Bereits in den Nachwahlbefragungen am Donnerstagabend zeigte sich, dass May die absolute Mehrheit von 326 Sitzen im Parlament wohl verfehlt. Als in der Nacht nach und nach die Resultate der einzelnen Wahlkreise eintrudelten, verfestigte sich das Bild. Oppositionsführer Jeremy Corbyn (68) forderte May auf, zurückzutreten. Als um 6.30 Uhr 600 von 650 Wahlkreisen ausgezählt waren, war der Fall ziemlich klar: Es kommt zum Patt im Parlament. Labour gewann bis zu dem Zeitpunkt bereits über 30 Sitze dazu, während die Konservativen mehr als ein Dutzend verloren. Die Briten nennen ein solches Parlament ohne klare Mehrheitsverhältnisse «hung parliament». 

Es drohen Ungewissheit und Unsicherheit

Nun tritt ein, wovor sich viele fürchteten, aber was keiner ernsthaft erwartete: Chaos. Bei einem solchen Patt beginnt ein wochenlanges Gerangel um eine Regierungskoalition. Ausgerechnet jetzt, wo sich die Briten auf die Brexit-Verhandlungen mit der EU konzentrieren sollten. Anstatt Stabilität, droht Unsicherheit und Ungewissheit. 

Denn mit wem wollen und können die Konservativen überhaupt zusammenarbeiten? Die schottischen Nationalisten der SNP und die Liberaldemokraten sind gegen den Brexit, eine Superkoalition mit der Labour-Partei unter dem urlinken Corbyn scheint ausgeschlossen, die Rechtspopulisten UKIP und die Grünen verschwinden in der Versenkung. Zum überraschenden Zünglein an der Waage werden die Nordirischen Unionisten der «Democratic Unionist Party» – eine Partei, die die Homo-Ehe sowie die Abtreibung ablehnt.

Für Theresa May wird es eng

Theresa May, die einstige Heldin der Brexit-Fans, hat sich das Debakel selber eingebrockt. Sie stellte Parteipolitik über die Interessen des Landes. Doch sie überschätzte ihre persönliche Beliebtheit. Im Wahlkampf wirkte sie arrogant und schwach. Im persönlichen Kontakt mit Land und Leuten drosch sie unentwegt hohle Phrasen, wich aus, verzog ihr Gesicht, wirkte gestresst, von der Rolle. Zum Rohrkrepierer wurde ein Kernpunkt des Wahlprogramms: Sie wollte von Senioren jegliches Vermögen über 100’000 Pfund für die Pflege einkassieren. Gegner nannten das sofort «Demenzsteuer», die Wähler tobten, May musste einen peinlichen Rückzieher machen.

Für May wird es nun eng.
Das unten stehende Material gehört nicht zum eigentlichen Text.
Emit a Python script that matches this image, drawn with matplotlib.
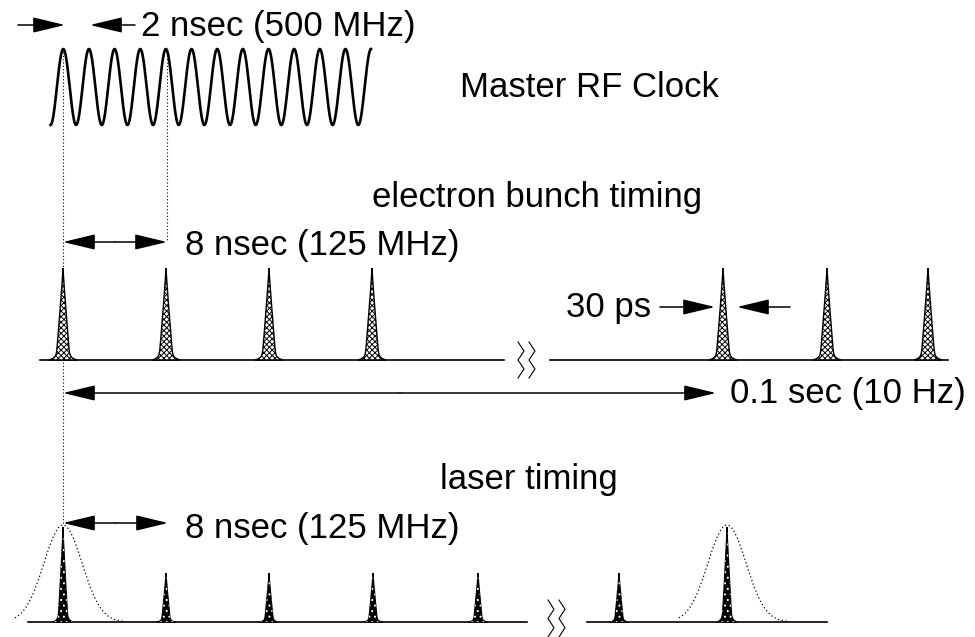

Innerhalb ihrer Partei wurden Rufe laut nach ihrer Absetzung und einem neuen Wettstreit um die Parteiführung. Wer hier sein Déjà-vu erlebt, ist nicht allein: Einen solchen «leadership contest» hielten die Konservativen bereits, nachdem Ex-Premier David Cameron kurz nach der Brexit-Abstimmung zurücktrat. 

Solch parteiinterne Kämpfe und ein gleichzeitiges Gerangel um die Regierungsbildung kommen für die Briten zum erdenklich schlechtesten Zeitpunkt: Eigentlich sollte die ganze Energie den Brexit-Verhandlungen gelten. Doch nun müssen sie erst einmal herausfinden, wer überhaupt die Macht übernimmt. Von der EU dürfen sie kaum Geduld erwarten. Denn die Union liess bereits vor der Wahl durchblicken: Wer am Verhandlungstisch sitzt, ist Brüssel ziemlich egal.